Begin at the top of the entries below and write out every line through the one containing "false, false, false];", excluding pictures.

Supplied material:
┌──

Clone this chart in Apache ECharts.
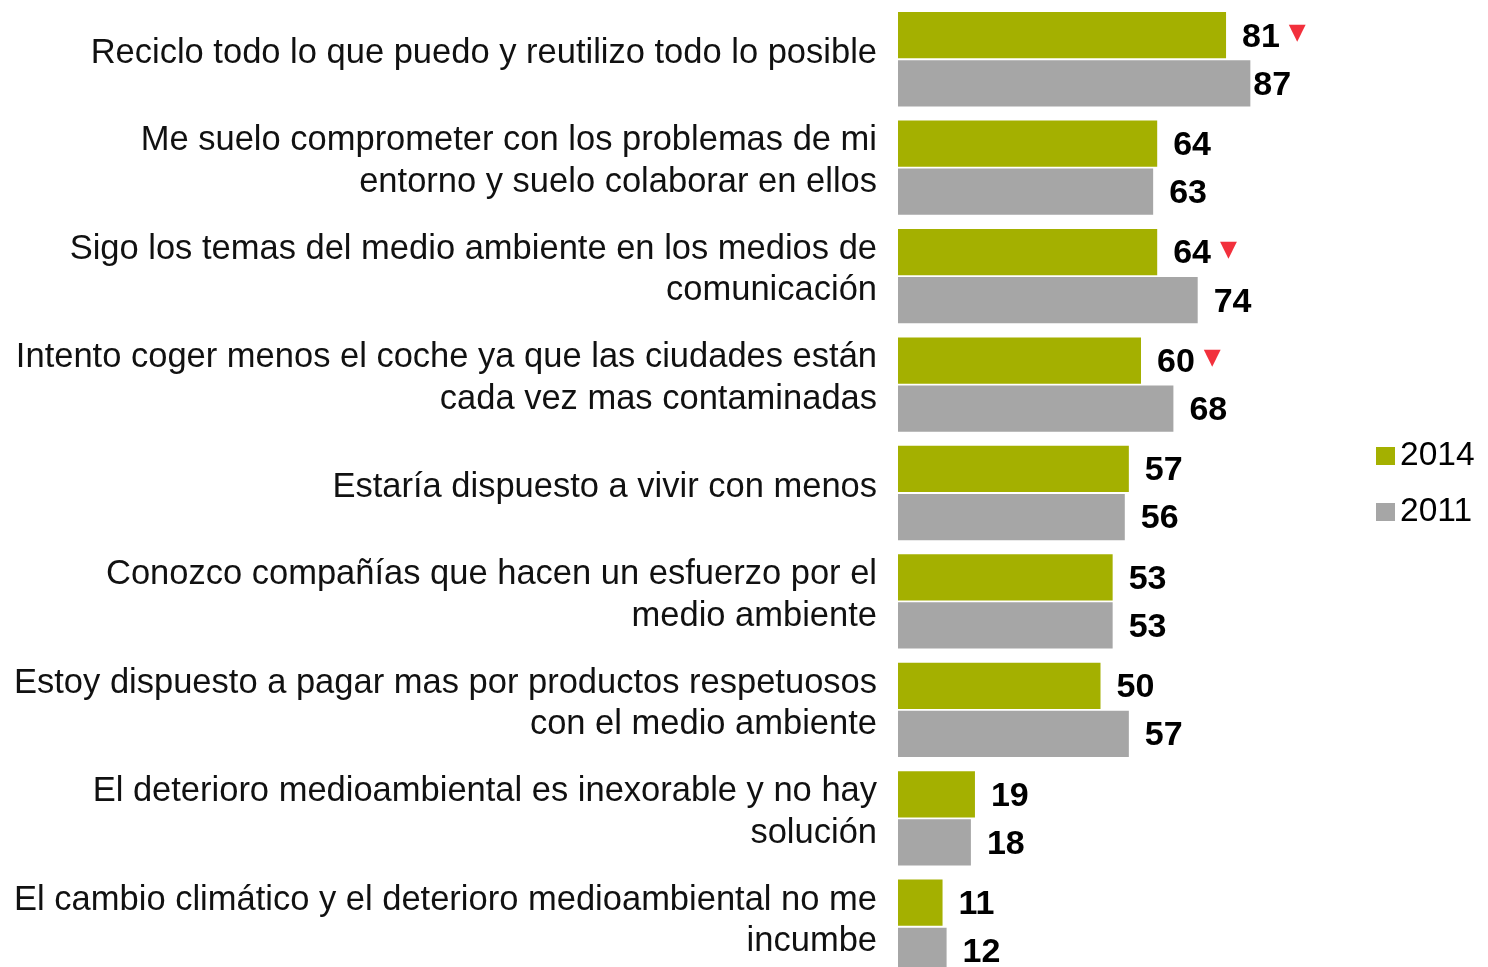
<!DOCTYPE html>
<html>
<head>
<meta charset="utf-8">
<script src="https://cdn.jsdelivr.net/npm/echarts@6/dist/echarts.min.js"></script>
<style>
  html, body { margin: 0; padding: 0; background: #fff; }
  #chart { width: 1488px; height: 967px; }
</style>
</head>
<body>
<div id="chart"></div>
<script>
const categories = [
  'Reciclo todo lo que puedo y reutilizo todo lo posible',
  'Me suelo comprometer con los problemas de mi\nentorno y suelo colaborar en ellos',
  'Sigo los temas del medio ambiente en los medios de\ncomunicación',
  'Intento coger menos el coche ya que las ciudades están\ncada vez mas contaminadas',
  'Estaría dispuesto a vivir con menos',
  'Conozco compañías que hacen un esfuerzo por el\nmedio ambiente',
  'Estoy dispuesto a pagar mas por productos respetuosos\ncon el medio ambiente',
  'El deterioro medioambiental es inexorable y no hay\nsolución',
  'El cambio climático y el deterioro medioambiental no me\nincumbe'
];
const values2014 = [81, 64, 64, 60, 57, 53, 50, 19, 11];
const values2011 = [87, 63, 74, 68, 56, 53, 57, 18, 12];
// significant drop vs 2011 (red triangle next to the 2014 value)
const dropFlags = [true, false, true, true, false, false, false, false, false];

const FONT = "'Liberation Sans', Arial, sans-serif";

const chart = echarts.init(document.getElementById('chart'));

function valueLabel() {
  return {
    show: true,
    position: 'right',
    distance: 16,
    offset: [0, 2],
    color: '#000',
    fontFamily: FONT,
    fontWeight: 'bold',
    fontSize: 34
  };
}

const option = {
  animation: false,
  backgroundColor: '#fff',
  legend: {
    orient: 'vertical',
    left: 1376,
    top: 439,
    padding: 0,
    itemWidth: 19,
    itemHeight: 18,
    itemGap: 22,
    icon: 'rect',
    textStyle: { fontFamily: FONT, fontSize: 33.5, color: '#000' },
    data: ['2014', '2011']
  },
  grid: {
    left: 898,
    top: 5,
    width: 405,
    height: 976,
    outerBoundsMode: 'none'
  },
  xAxis: {
    type: 'value',
    min: 0,
    max: 100,
    show: false
  },
  yAxis: {
    type: 'category',
    inverse: true,
    data: categories,
    axisLine: { show: false },
    axisTick: { show: false },
    axisLabel: {
      interval: 0,
      hideOverlap: false,
      showMinLabel: true,
      showMaxLabel: true,
      margin: 21,
      fontFamily: FONT,
      fontSize: 34.5,
      lineHeight: 41.5,
      color: '#111',
      align: 'right',
      // empty short line underneath lifts the text a few pixels, as in the reference
      formatter: function (v) { return v + '\n{s|}'; },
      rich: { s: { lineHeight: 12, fontSize: 10 } }
    }
  },
  series: [
    {
      name: '2014',
      type: 'bar',
      barGap: '4%',
      barCategoryGap: '13%',
      itemStyle: { color: '#a4b000' },
      label: Object.assign(valueLabel(), {
        formatter: function (p) {
          return dropFlags[p.dataIndex] ? p.value + '{gap|}{tri|▼}' : String(p.value);
        },
        rich: {
          gap: { width: 9 },
          tri: { fontSize: 22, color: '#f2303c', fontFamily: "'DejaVu Sans', sans-serif", padding: [0, 0, 8, 0] }
        }
      }),
      data: values2014
    },
    {
      name: '2011',
      type: 'bar',
      itemStyle: { color: '#a6a6a6' },
      label: valueLabel(),
      data: values2011.map(function (v, i) {
        return i === 0 ? { value: v, label: { distance: 3 } } : v;
      })
    }
  ]
};

chart.setOption(option);
</script>
</body>
</html>
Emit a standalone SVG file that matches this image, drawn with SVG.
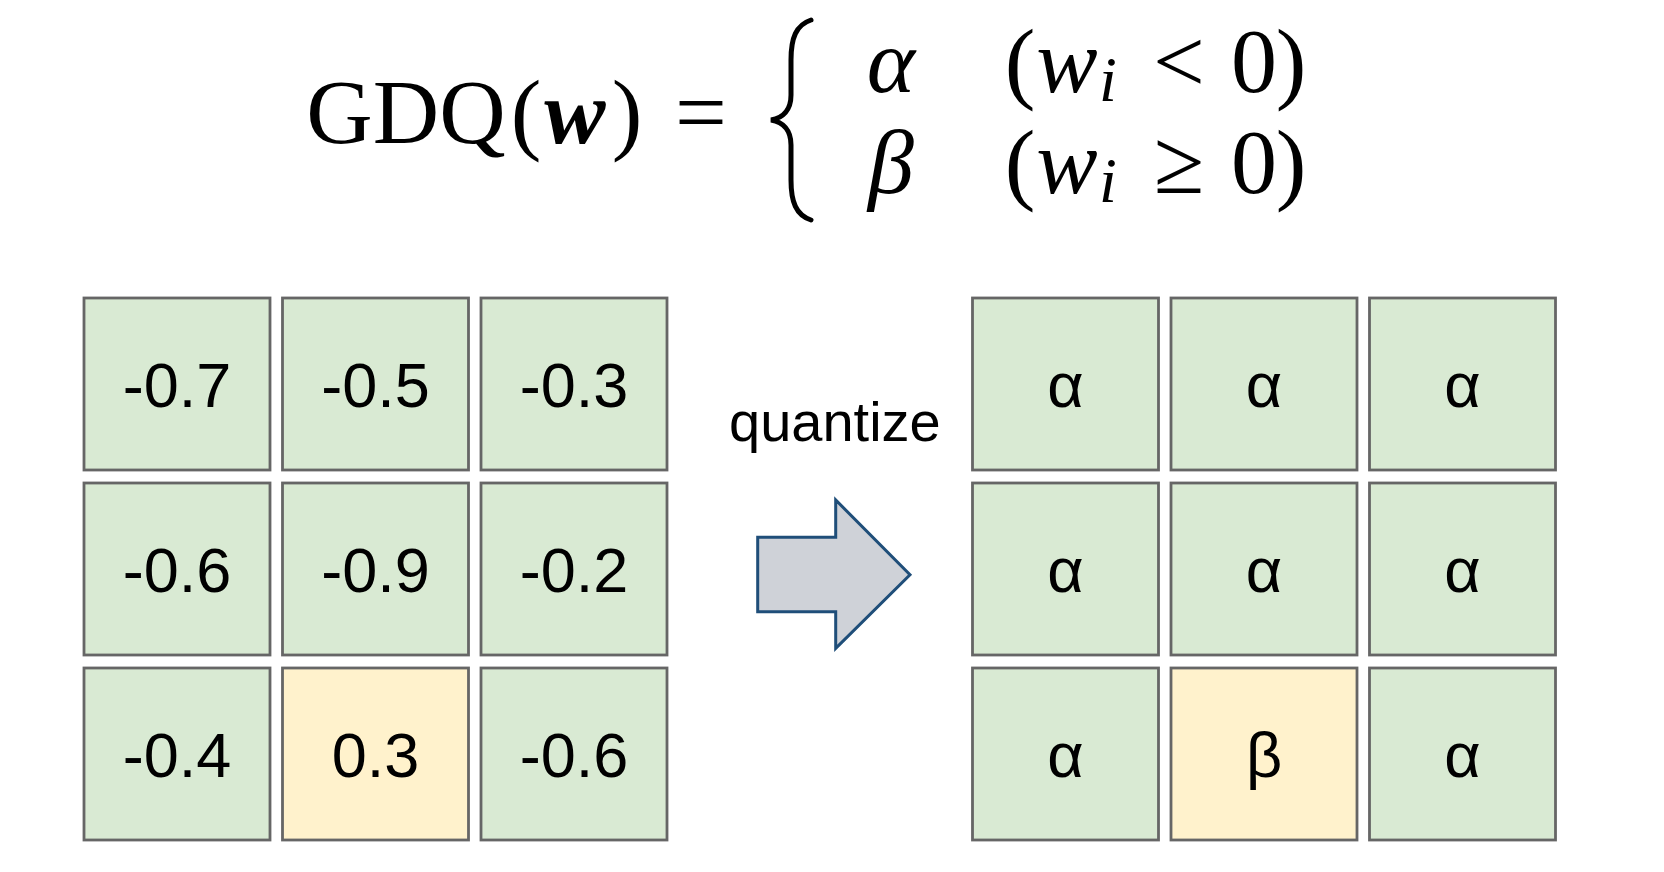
<svg xmlns="http://www.w3.org/2000/svg" width="1664" height="872" viewBox="0 0 1664 872">
<style>
.cell{stroke:#666666;stroke-width:2.8}
.g{fill:#d9ead3}
.y{fill:#fff2cc}
.ct{font-family:"Liberation Sans",Arial,sans-serif;font-size:63px;fill:#000;text-anchor:middle}
.m{font-family:"Liberation Serif","Times New Roman",serif;font-size:92px;fill:#000;text-anchor:middle}
.mi{font-style:italic}
.sub{font-family:"Liberation Serif","Times New Roman",serif;font-size:64px;font-style:italic;fill:#000;text-anchor:middle}
</style>
<rect width="1664" height="872" fill="#ffffff"/>
<g id="formula">
<text class="m" x="406" y="143">GDQ</text>
<text class="m" x="526" y="143">(</text>
<text class="m" x="575" y="143" font-weight="bold" font-style="italic">w</text>
<text class="m" x="627" y="143">)</text>
<text class="m" x="701" y="143">=</text>
<path d="M811 20 C796 25 791 38 791 60 L791 95 C791 110 783 118 771 120 C783 122 791 130 791 145 L791 180 C791 202 796 215 811 220" fill="none" stroke="#000" stroke-width="5" stroke-linecap="round"/>
<text class="m mi" x="891" y="92">α</text>
<text class="m mi" x="891" y="193">β</text>
<text class="m" x="1020" y="92">(</text>
<text class="m mi" x="1067" y="92">w</text>
<text class="sub" x="1108" y="101">i</text>
<text class="m" x="1179" y="92">&lt;</text>
<text class="m" x="1254" y="92">0</text>
<text class="m" x="1291" y="92">)</text>
<text class="m" x="1020" y="193">(</text>
<text class="m mi" x="1067" y="193">w</text>
<text class="sub" x="1108" y="202">i</text>
<text class="m" x="1179" y="193">≥</text>
<text class="m" x="1254" y="193">0</text>
<text class="m" x="1291" y="193">)</text>
</g>
<g id="input-grid">
<g id="in-0-0"><rect class="cell g" x="84" y="298" width="186" height="172"/><text class="ct" x="177" y="407">-0.7</text></g>
<g id="in-0-1"><rect class="cell g" x="282.5" y="298" width="186" height="172"/><text class="ct" x="375.5" y="407">-0.5</text></g>
<g id="in-0-2"><rect class="cell g" x="481" y="298" width="186" height="172"/><text class="ct" x="574" y="407">-0.3</text></g>
<g id="in-1-0"><rect class="cell g" x="84" y="483" width="186" height="172"/><text class="ct" x="177" y="592">-0.6</text></g>
<g id="in-1-1"><rect class="cell g" x="282.5" y="483" width="186" height="172"/><text class="ct" x="375.5" y="592">-0.9</text></g>
<g id="in-1-2"><rect class="cell g" x="481" y="483" width="186" height="172"/><text class="ct" x="574" y="592">-0.2</text></g>
<g id="in-2-0"><rect class="cell g" x="84" y="668" width="186" height="172"/><text class="ct" x="177" y="777">-0.4</text></g>
<g id="in-2-1"><rect class="cell y" x="282.5" y="668" width="186" height="172"/><text class="ct" x="375.5" y="777">0.3</text></g>
<g id="in-2-2"><rect class="cell g" x="481" y="668" width="186" height="172"/><text class="ct" x="574" y="777">-0.6</text></g>
</g>
<g id="output-grid">
<g id="out-0-0"><rect class="cell g" x="972.5" y="298" width="186" height="172"/><text class="ct" x="1065.5" y="407">α</text></g>
<g id="out-0-1"><rect class="cell g" x="1171" y="298" width="186" height="172"/><text class="ct" x="1264" y="407">α</text></g>
<g id="out-0-2"><rect class="cell g" x="1369.5" y="298" width="186" height="172"/><text class="ct" x="1462.5" y="407">α</text></g>
<g id="out-1-0"><rect class="cell g" x="972.5" y="483" width="186" height="172"/><text class="ct" x="1065.5" y="592">α</text></g>
<g id="out-1-1"><rect class="cell g" x="1171" y="483" width="186" height="172"/><text class="ct" x="1264" y="592">α</text></g>
<g id="out-1-2"><rect class="cell g" x="1369.5" y="483" width="186" height="172"/><text class="ct" x="1462.5" y="592">α</text></g>
<g id="out-2-0"><rect class="cell g" x="972.5" y="668" width="186" height="172"/><text class="ct" x="1065.5" y="777">α</text></g>
<g id="out-2-1"><rect class="cell y" x="1171" y="668" width="186" height="172"/><text class="ct" x="1264" y="777">β</text></g>
<g id="out-2-2"><rect class="cell g" x="1369.5" y="668" width="186" height="172"/><text class="ct" x="1462.5" y="777">α</text></g>
</g>
<g id="connectors">
<g id="quantize-arrow">
<polygon points="757.7,537.3 835.7,537.3 835.7,500 910,574.7 835.7,648.3 835.7,611.7 757.7,611.7" fill="#cfd2d8" stroke="#1f4e79" stroke-width="3" stroke-linejoin="miter"/>
<text x="729" y="441" font-family="'Liberation Sans',Arial,sans-serif" font-size="56" fill="#000">quantize</text>
</g>
</g>
</svg>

└──

Full response:
Clone this chart in Apache ECharts.
<!DOCTYPE html>
<html>
<head>
<meta charset="utf-8">
<script src="https://cdn.jsdelivr.net/npm/echarts@6/dist/echarts.min.js"></script>
<style>
  html, body { margin: 0; padding: 0; background: #fff; }
  #chart { width: 1488px; height: 967px; }
</style>
</head>
<body>
<div id="chart"></div>
<script>
const categories = [
  'Reciclo todo lo que puedo y reutilizo todo lo posible',
  'Me suelo comprometer con los problemas de mi\nentorno y suelo colaborar en ellos',
  'Sigo los temas del medio ambiente en los medios de\ncomunicación',
  'Intento coger menos el coche ya que las ciudades están\ncada vez mas contaminadas',
  'Estaría dispuesto a vivir con menos',
  'Conozco compañías que hacen un esfuerzo por el\nmedio ambiente',
  'Estoy dispuesto a pagar mas por productos respetuosos\ncon el medio ambiente',
  'El deterioro medioambiental es inexorable y no hay\nsolución',
  'El cambio climático y el deterioro medioambiental no me\nincumbe'
];
const values2014 = [81, 64, 64, 60, 57, 53, 50, 19, 11];
const values2011 = [87, 63, 74, 68, 56, 53, 57, 18, 12];
// significant drop vs 2011 (red triangle next to the 2014 value)
const dropFlags = [true, false, true, true, false, false, false, false, false];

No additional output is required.